I’ve never taken much time to challenge the UNB Student Union. Really, it’s been a good year for them. The law school fiasco is about the only wild crisis that immediately comes to mind. Sadly, I am not going to start bashing them now.
For the record, though, I think the poster thing was a little bit silly. Posters aside, it’s been a pretty straightforward year. Most weeks I peruse through the SU minutes, and honestly, they’re boring. Definitely not of the calibre of this time last year with the strike.
And that’s alright. The SU isn’t there to provide a landscape for student drama, a platform for fame. The SU is there to provide students with vital services. It’s there to make students’ lives easier. Whether that’s SafeRide or providing oversight and offering resources to clubs and societies, the SU is there to do whatever it can with its budget.
I know I’ve said this before, but I am going to say it again: the SU works their asses off for a mostly ungrateful campus. Turnout for voting is meagre, typically below 20 per cent. In most countries, that’s not even enough to establish a government.
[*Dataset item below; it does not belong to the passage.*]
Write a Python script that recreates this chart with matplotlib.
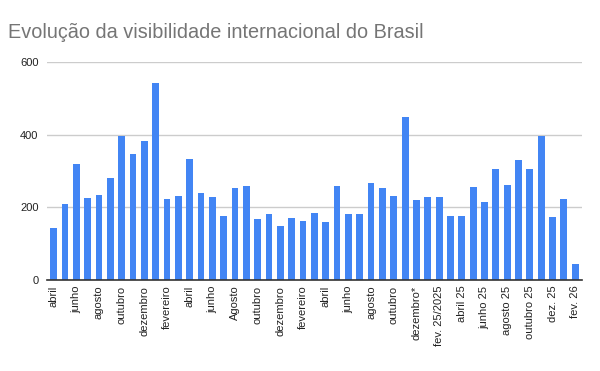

Every undergraduate student pays $57.50 per semester for the services of the SU. That’s nearly $120 a year. As a student you don’t only have a right, but an obligation to get out and vote and make sure that your $120 is properly used.
This year’s election is quite different from those of the past: there is more than one person running for president. You have more than one option on your ballet. While this isn’t true for some councillor positions, those running uncontested don’t automatically get the position. Rather, you also get the option of a no vote.
And yes, Student Union politics isn’t the most exciting thing. Going to the open forum isn’t a thrill. Reading the platforms of various candidates is not my idea of a Friday night. I hate to break the dream, but a lot of things are damn boring. That doesn’t matter; we still have an implicit obligation to do it.
Let me backtrack for a minute. It isn’t just a generally ungrateful student body that is the problem. It’s a persistent problem in student politics everywhere. Candidates need to work harder to reach out to students. I know that they try, but every year it always seems like the exact same things happen. In my memory, it seems like candidates keep using the same techniques and ideas over and over. If an idea doesn’t work 20 times in a row, stop using it.
The public forum is an obvious thing. Each year that I can remember, those running for executive positions get corralled into the SUB where they awkwardly sit and get asked questions by a moderator. Every year, it always seems like it’s the Bruns and maybe a couple of annoying and too frequently outspoken students show up and rail off some questions.
There has to be better ways to engage students. It’s just going to take some more creativity. Some imagination. We’re a fickle generation, but we’re also not a dumb one. We’re not an especially engaged generation, but we give a shit about certain things. It’s not so much that we’re lazy as we are not being engaged. We are often made to feel like our opinions aren’t overly vital or important.
Our opinions are extremely important. We are the ones who will be getting New Brunswick out of its despotic financial hole. It is our generation that will tackle the challenge of climate change and renewable energy. It’s us who will go on to see someone walk on Mars and figure out how to make the perfect iPhone.
Engagement isn’t a chosen skill; it’s a cultivated one. We learn how to engage, be critical, and produce opinions. The university is a space where we can do those things safely in an environment that will encourage us and correct us and help us develop. If you’re not learning to engage in university, I don’t feel confident that you ever will.
So, the open forum probably is going to go ahead. Go out to it. Get a question for the presidential candidates ready. Bring up something you’d like to see happen at our university. Suggest ways campus life could be improved. Ask for new services to be instituted to make your life easier. These people, whoever you choose, will be working for you. That’s their chief end. To serve the student body. Give them the chance to do it.
Everything’s online. You don’t have to go anywhere. It is literally one of the simplest things to go online and vote in the SU election. What’s your excuse not to? Whatever it is, it’s not good enough.